Behavioral Therapy

Sensory Zone Behavioral Therapy Sessions

At Sensory Zone we take a team approach to create highly individualized treatment programs for children with a wide-range of behavioral concerns. In consultation with the family as well as other team members, such as:

  • Occupational Therapists
  • Physical Therapists
  • Speech and Language Pathologists
  • Medical Doctors
  • Psychologists
  • Teachers

We identify strategies to both prevent targeted behavior from occurring in the first place, as well as develop specific plans for dealing with behavior concerns after they occur. Our primary objective is always to teach a child positive and beneficial strategies while decreasing the likelihood that a child may tantrum to express their wants or needs.

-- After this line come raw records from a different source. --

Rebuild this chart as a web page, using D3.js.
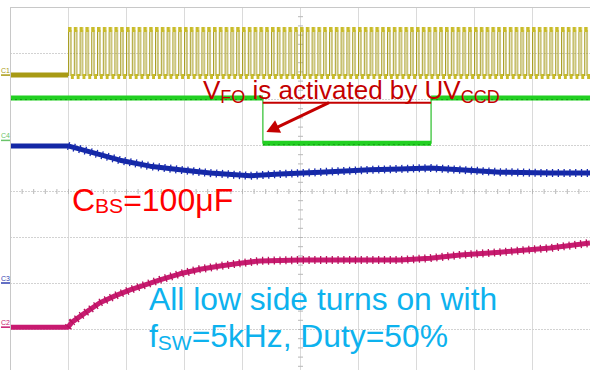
<!DOCTYPE html>
<html>
<head>
<meta charset="utf-8">
<script src="https://cdn.jsdelivr.net/npm/d3@7"></script>
<style>
  body { margin: 0; background: #fff; }
  svg { display: block; }
  text { font-family: "Liberation Sans", Arial, sans-serif; }
</style>
</head>
<body>
<div id="scope"></div>
<script>
// screen: 10 divisions of 2 ms, 8 vertical divisions (values in div)
var timeDiv = d3.range(0, 21, 2);
var voltDiv = d3.range(-4, 5, 1);

// C1 - gate signal, 5 kHz square wave after start
var fsw = 5;            // kHz
var c1Start = 2;        // ms
var c1Levels = {low: 2.5, high: 3.5, idle: 2.52};

// C4 - VFO (green)
var c4Steps = [
  {t0: 0, t1: 8.72, v: 2.02},
  {t0: 8.72, t1: 14.52, v: 1.04},
  {t0: 14.52, t1: 20, v: 2.02}
];

// blue trace
var blueT = [0, 2, 2.76, 3.79, 4.83, 5.86, 6.9, 8.28, 9.31, 10.69, 12.41, 13.45, 14.48, 15.52, 16.9, 18.62, 20];
var blueV = [0.98, 0.98, 0.85, 0.67, 0.54, 0.46, 0.39, 0.33, 0.37, 0.41, 0.46, 0.48, 0.5, 0.46, 0.41, 0.39, 0.39];

// magenta trace
var magT = [0, 2, 2.14, 2.59, 3.1, 3.62, 4.14, 4.66, 5.17, 5.86, 6.55, 7.24, 7.93, 8.62, 10, 11.72, 13.45, 14.48, 15.52, 16.9, 18.62, 20];
var magV = [-2.96, -2.96, -2.85, -2.65, -2.43, -2.28, -2.15, -2.04, -1.93, -1.8, -1.7, -1.63, -1.57, -1.52, -1.5, -1.5, -1.5, -1.46, -1.39, -1.33, -1.24, -1.13];

var W = 590, H = 370;
var svg = d3.select("#scope").append("svg").attr("width", W).attr("height", H);

var x = d3.scaleLinear().domain([0, 20]).range([10, 590]);
var y = d3.scaleLinear().domain([4, -4]).range([7, 375]);

// grid
var grid = svg.append("g");
grid.selectAll(".vg").data(timeDiv).enter().append("line")
  .attr("x1", d => x(d) + 0.5).attr("x2", d => x(d) + 0.5)
  .attr("y1", y(4)).attr("y2", y(-4))
  .attr("stroke", "#dadada");
grid.selectAll(".hg").data(voltDiv).enter().append("line")
  .attr("x1", x(0)).attr("x2", x(20))
  .attr("y1", d => y(d) + 0.5).attr("y2", d => y(d) + 0.5)
  .attr("stroke", "#d2d2d2").attr("stroke-dasharray", "2,1");

// center axis ticks
var tickT = d3.range(0, 20.01, 0.4);
var tickV = d3.range(-4, 4.01, 0.2);
grid.selectAll(".tt").data(tickT).enter().append("line")
  .attr("x1", d => x(d) + 0.5).attr("x2", d => x(d) + 0.5)
  .attr("y1", y(0) - 2).attr("y2", y(0) + 3)
  .attr("stroke", "#b8b8b8");
grid.selectAll(".tv").data(tickV).enter().append("line")
  .attr("x1", x(10) - 2).attr("x2", x(10) + 3)
  .attr("y1", d => y(d) + 0.5).attr("y2", d => y(d) + 0.5)
  .attr("stroke", "#b8b8b8");

// C1 square wave via pattern
var P = x(1 / fsw) - x(0);
var yHi = y(c1Levels.high), yLo = y(c1Levels.low);
var defs = svg.append("defs");
var pat = defs.append("pattern")
  .attr("id", "sq").attr("patternUnits", "userSpaceOnUse")
  .attr("x", x(c1Start)).attr("y", 0)
  .attr("width", P).attr("height", H);
pat.append("path")
  .attr("d", "M0.6," + yLo + "V" + yHi + "M" + (P / 2) + "," + yHi + "V" + yLo)
  .attr("stroke", "#a59a1a").attr("stroke-width", 1.1).attr("fill", "none");
pat.append("rect").attr("x", 0).attr("y", yHi - 3).attr("width", P / 2 + 0.6).attr("height", 5)
  .attr("fill", "#c9bc2a");
pat.append("rect").attr("x", P / 2).attr("y", yLo - 2).attr("width", P / 2 + 0.6).attr("height", 5)
  .attr("fill", "#c9bc2a");
svg.append("rect")
  .attr("x", x(c1Start)).attr("y", yHi - 4)
  .attr("width", x(20) - x(c1Start)).attr("height", yLo - yHi + 8)
  .attr("fill", "url(#sq)");
svg.append("line")
  .attr("x1", x(0)).attr("x2", x(c1Start))
  .attr("y1", y(c1Levels.idle)).attr("y2", y(c1Levels.idle))
  .attr("stroke", "#a89a14").attr("stroke-width", 5);

// C4 green steps
var c4Path = [];
c4Steps.forEach(function(s) { c4Path.push([s.t0, s.v], [s.t1, s.v]); });
var line = d3.line().x(d => x(d[0])).y(d => y(d[1]));
svg.append("path").attr("d", line(c4Path))
  .attr("fill", "none").attr("stroke", "#2bbf2b").attr("stroke-width", 1.2);
svg.selectAll(".c4").data(c4Steps).enter().append("line")
  .attr("x1", d => x(d.t0)).attr("x2", d => x(d.t1))
  .attr("y1", d => y(d.v)).attr("y2", d => y(d.v))
  .attr("stroke", "#22d022").attr("stroke-width", 5);
svg.selectAll(".c4b").data(c4Steps).enter().append("line")
  .attr("x1", d => x(d.t0)).attr("x2", d => x(d.t1))
  .attr("y1", d => y(d.v) + 1.5).attr("y2", d => y(d.v) + 1.5)
  .attr("stroke", "#149a14").attr("stroke-width", 1).attr("stroke-dasharray", "2,3");

// blue and magenta, with switching ripple texture after start
var blue = blueT.map((t, i) => [t, blueV[i]]);
var mag = magT.map((t, i) => [t, magV[i]]);
function trace(pts, col, dark) {
  svg.append("path").attr("d", line(pts))
    .attr("fill", "none").attr("stroke", col).attr("stroke-width", 5).attr("stroke-linejoin", "round");
  var after = pts.filter(d => d[0] >= c1Start);
  svg.append("path").attr("d", line(after))
    .attr("fill", "none").attr("stroke", dark).attr("stroke-width", 8)
    .attr("stroke-dasharray", "1.3," + (P - 1.3));
}
trace(blue, "#1428a6", "#1a2cb0");
trace(mag, "#c81a70", "#b8145f");

// frame
svg.append("path")
  .attr("d", "M" + (x(0) + 0.5) + "," + H + "V" + (y(4) + 0.5) + "H" + W)
  .attr("fill", "none").attr("stroke", "#c8c8c8");

// channel markers
var marks = [
  {name: "C1", v: c1Levels.idle, col: "#a89a14"},
  {name: "C4", v: 1.1, col: "#6ac46a"},
  {name: "C3", v: -2, col: "#3040b0"},
  {name: "C2", v: -2.96, col: "#c81a70"}
];
svg.selectAll(".mk").data(marks).enter().append("line")
  .attr("x1", 1).attr("x2", x(0))
  .attr("y1", d => y(d.v)).attr("y2", d => y(d.v))
  .attr("stroke", d => d.col).attr("stroke-width", 1.5);
svg.selectAll(".mt").data(marks).enter().append("text")
  .attr("x", 1).attr("y", d => y(d.v) - 2)
  .attr("font-size", 7).attr("fill", d => d.col)
  .text(d => d.name);

// annotations
var ann = svg.append("g");
var t1 = ann.append("text").attr("x", 203).attr("y", 99).attr("fill", "#c40000").attr("font-size", 26);
t1.append("tspan").text("V");
t1.append("tspan").attr("font-size", 18).attr("dy", 4).text("FO");
t1.append("tspan").attr("dy", -4).text(" is activated by UV");
t1.append("tspan").attr("font-size", 18).attr("dy", 4).text("CCD");

var arrowY = 1.92;
ann.append("line")
  .attr("x1", x(c4Steps[1].t0)).attr("x2", x(c4Steps[1].t1))
  .attr("y1", y(arrowY)).attr("y2", y(arrowY))
  .attr("stroke", "#c40000").attr("stroke-width", 2);
ann.append("line")
  .attr("x1", x(11.0)).attr("y1", y(arrowY))
  .attr("x2", x(9.1)).attr("y2", y(1.35))
  .attr("stroke", "#c40000").attr("stroke-width", 3);
var tip = [x(8.84), y(1.28)];
var ang = Math.atan2(y(1.35) - y(arrowY), x(9.1) - x(11.0));
var hl = 13, hw = 7;
var bx = tip[0] - hl * Math.cos(ang), by = tip[1] - hl * Math.sin(ang);
ann.append("path")
  .attr("d", "M" + tip + "L" + (bx - hw * Math.sin(ang)) + "," + (by + hw * Math.cos(ang)) +
        "L" + (bx + hw * Math.sin(ang)) + "," + (by - hw * Math.cos(ang)) + "Z")
  .attr("fill", "#c40000");

var t2 = ann.append("text").attr("x", 72).attr("y", 211).attr("fill", "#ff0000").attr("font-size", 32);
t2.append("tspan").text("C");
t2.append("tspan").attr("font-size", 21).attr("dy", 2).text("BS");
t2.append("tspan").attr("dy", -2).text("=100\u03bcF");

ann.append("text").attr("x", 149).attr("y", 310).attr("fill", "#0db2ee").attr("font-size", 31.8)
  .text("All low side turns on with");
var t3 = ann.append("text").attr("x", 149).attr("y", 347).attr("fill", "#0db2ee").attr("font-size", 31.8);
t3.append("tspan").text("f");
t3.append("tspan").attr("font-size", 21).attr("dy", 3).text("SW");
t3.append("tspan").attr("dy", -3).text("=5kHz, Duty=50%");
</script>
</body>
</html>
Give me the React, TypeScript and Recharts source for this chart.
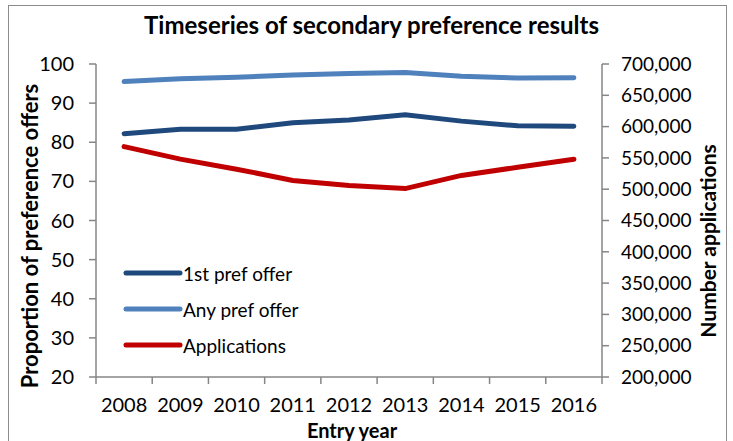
import { LineChart, Line, XAxis, YAxis, Label } from 'recharts';

// Values
const years = ['2008', '2009', '2010', '2011', '2012', '2013', '2014', '2015', '2016'];
const firstPref = [82.2, 83.3, 83.3, 85.0, 85.7, 87.0, 85.4, 84.2, 84.1];
const anyPref = [95.5, 96.2, 96.6, 97.2, 97.6, 97.8, 96.9, 96.4, 96.5];
const applications = [568000, 548000, 532000, 514000, 506000, 501000, 522000, 535000, 548000];

const leftTicks = [20, 30, 40, 50, 60, 70, 80, 90, 100];
const rightTicks = [200000, 250000, 300000, 350000, 400000, 450000, 500000, 550000, 600000, 650000, 700000];

const data = years.map((y, i) => ({
  year: Number(y),
  first: firstPref[i],
  any: anyPref[i],
  apps: applications[i],
}));

// ticks at category centres (labels) and boundaries (tick marks), Excel style
const xTicks: number[] = [];
years.forEach((y) => {
  xTicks.push(Number(y) - 0.5);
  xTicks.push(Number(y));
});
xTicks.push(Number(years[years.length - 1]) + 0.5);

const FONT = 'Lato, "Open Sans", sans-serif';
const AXIS = '#868686';

const SERIES = [
  { key: 'first', name: '1st pref offer', color: '#1F497D', axis: 'left' },
  { key: 'any', name: 'Any pref offer', color: '#4F81BD', axis: 'left' },
  { key: 'apps', name: 'Applications', color: '#C00000', axis: 'right' },
];

const XTick = (props: any) => {
  const { x, y, payload } = props;
  const v = payload.value;
  if (Number.isInteger(v)) {
    return (
      <text x={x} y={y + 35} textAnchor="middle" fontSize={20} fill="#000" fontFamily={FONT}>
        {String(v)}
      </text>
    );
  }
  return <line x1={x} x2={x} y1={y} y2={y + 7} stroke={AXIS} strokeWidth={1.5} />;
};

export default function App() {
  return (
    <div style={{ position: 'absolute', left: 0, top: 0, width: 733, height: 441, background: '#fff', overflow: 'hidden' }}>
      <div
        style={{
          position: 'absolute',
          left: 8,
          top: 5,
          width: 719,
          height: 460,
          border: '1.5px solid #8c8c8c',
          boxSizing: 'border-box',
        }}
      />
      <div
        style={{
          position: 'absolute',
          left: 0,
          top: 10,
          width: 733,
          textAlign: 'center',
          fontFamily: FONT,
          fontWeight: 700,
          fontSize: 24,
          color: '#000',
          paddingLeft: 10,
          boxSizing: 'border-box',
        }}
      >
        Timeseries of secondary preference results
      </div>
      <LineChart
        width={733}
        height={441}
        data={data}
        margin={{ top: 64, right: 40, bottom: 0, left: 0 }}
        style={{ position: 'absolute', left: 0, top: 0, fontFamily: FONT }}
      >
        <XAxis
          dataKey="year"
          type="number"
          domain={[xTicks[0], xTicks[xTicks.length - 1]]}
          ticks={xTicks}
          interval={0}
          tick={<XTick />}
          tickLine={false}
          tickSize={0}
          tickMargin={0}
          height={64}
          axisLine={{ stroke: AXIS, strokeWidth: 1.5 }}
        >
          <Label
            content={() => (
              <text x={352} y={438} textAnchor="middle" fontSize={20} fontWeight={700} fontFamily={FONT} fill="#000">
                Entry year
              </text>
            )}
          />
        </XAxis>
        <YAxis
          yAxisId="left"
          domain={[20, 100]}
          ticks={leftTicks}
          interval={0}
          width={96}
          tickSize={7}
          tickMargin={15}
          tick={{ fill: '#000', fontSize: 20, fontFamily: FONT }}
          tickLine={{ stroke: AXIS, strokeWidth: 1.5 }}
          axisLine={{ stroke: AXIS, strokeWidth: 1.5 }}
        >
          <Label
            content={() => (
              <text
                x={0}
                y={0}
                transform="translate(38,236) rotate(-90)"
                textAnchor="middle"
                fontSize={22}
                fontWeight={700}
                fontFamily={FONT}
                fill="#000"
              >
                Proportion of preference offers
              </text>
            )}
          />
        </YAxis>
        <YAxis
          yAxisId="right"
          orientation="right"
          domain={[200000, 700000]}
          ticks={rightTicks}
          interval={0}
          width={91}
          tickSize={7}
          tickMargin={12}
          tickFormatter={(v: number) => v.toLocaleString('en-US')}
          tick={{ fill: '#000', fontSize: 19, fontFamily: FONT }}
          tickLine={{ stroke: AXIS, strokeWidth: 1.5 }}
          axisLine={{ stroke: AXIS, strokeWidth: 1.5 }}
        >
          <Label
            content={() => (
              <text
                x={0}
                y={0}
                transform="translate(716,241) rotate(-90)"
                textAnchor="middle"
                fontSize={21}
                fontWeight={700}
                fontFamily={FONT}
                fill="#000"
              >
                Number applications
              </text>
            )}
          />
        </YAxis>
        {SERIES.map((s) => (
          <Line
            key={s.key}
            yAxisId={s.axis}
            dataKey={s.key}
            name={s.name}
            stroke={s.color}
            strokeWidth={5}
            strokeLinecap="round"
            dot={false}
            isAnimationActive={false}
          />
        ))}
      </LineChart>
      {/* legend sits inside the plot area, as in the original */}
      <div style={{ position: 'absolute', left: 123, top: 255, fontFamily: FONT, fontSize: 19, color: '#000' }}>
        {SERIES.map((s) => (
          <div key={s.key} style={{ display: 'flex', alignItems: 'center', height: 36 }}>
            <svg width={60} height={10}>
              <line x1={3} x2={57} y1={5} y2={5} stroke={s.color} strokeWidth={5} strokeLinecap="round" />
            </svg>
            <span>{s.name}</span>
          </div>
        ))}
      </div>
    </div>
  );
}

Common behavioral concerns that we help children learn to deal with include:

  • Transitions
  • Learning to self-advocate and ask for help if an activity is too difficult or if the child doesn’t understand the directions
  • Learning to use perseverance and persistence to get through difficult or non-preferred activities
  • Taking turns and sharing
  • Increasing independence instead of being dependent on prompts from adults
  • Identifying and teaching a child to use more appropriate replacement behaviors instead of self-stimulation behaviors
  • Identifying and teaching a child to use coping skills and appropriate replacement behaviors for obsessive-compulsive and hyperactive behaviors
  • Teaching a child to use coping skills for situations in which they are overwhelmed by sensory defensiveness. This includes situations like haircuts, singing, or loud environments.
  • Self-help skills
  • Toilet-training
  • Eating Skills
  • Verbal Behavior
We use Verbal Behavior as a child-led, play-based method to teach children language in a way that closely mirrors how language typically occurs in everyday life. Programs are individualized for each child depending on their unique interests and needs. Needs are determined in one-on-one consultation with the child, and with parents, and by following the developmentally-sequences goals in the VB-MAPP (Verbal Behavior Milestones Assessment and Placement Program).
What are the skills targeted in Verbal Behavior and the VB-MAPP? The following are the Level 1 “building blocks” which form the basis for the higher-level and advanced programs.
  • Requesting:  This includes not just words, but also gestures and eye contact. In an academic settings this is called a “mand.”
  • Labels:  These are often taught within a framework of requesting, so that children are able to ask for things they want or need. Later, this can also include labeling the context of joint attention, where a child might point to something, label it, and look to an adult or peer to share the experience with them. In academic settings this is called a “tact.”
  • Following directions:  A broad category, this can include programs teaching a child to turn and look when they hear their name, to programs teaching safety skills like responding to “Hot!” or “Stop!”, to programs teaching gross motor skills that children might use in a music or dance class. In academic settings this is called “listener responding.”
  • Independent play:  Another broad category, this can include programs teaching children to attend to single-inset matching puzzles, to developing fine motor skills with play-doh, to developing executive functioning and motor planning skills needed to build towers with blocks. In academic settings these are referred to as “visual-perceptual,” “matching-to-sample,” and “independent play.”
  • Social engagement:  The building blocks of social interaction begin with the requesting and labeling skills, including eye contact and joint attention. Continued teaching includes facilitating parallel play, peer imitation, and spontaneous commenting during play. In academic settings this is referred to as “social behavior and social play.”
  • Imitation:  This is the basis of most verbal behavior teachings, including teaching gross motor, fine motor, language, and social skills. In an “errorless teaching” model, all skills are taught by showing the child what to do, then teaching them how to do it. Imitation programs are often embedded into more naturalistic programs, like learning nursery rhymes and the body or hand motions that go with them. In academic settings this is referred to as “motor imitation” and “echoic.”
Higher-level skills include learning specific parts of speech, including the features of objects (adjectives, parts of objects), functions of objects, and categories of objects. These parts of speech are also imbedded in learning the various “WH questions” (who, what, when, where, why, and how). More advanced social skills and conversational skills build upon these programs. Finally, academic skills including reading, writing, and math are taught.
Many children have “splinter skills,” which means that some skills are very advanced for their age, while other skills may be delayed for their age. At the Sensory Zone of Newtown, we individualize each program based on a child’s strengths. For example, if a child can read, but struggles to request their wants and needs, we will write what they want on a portable whiteboard and allow the child to read what it is that they want. This can help the child to self-advocate instead of becoming frustrated.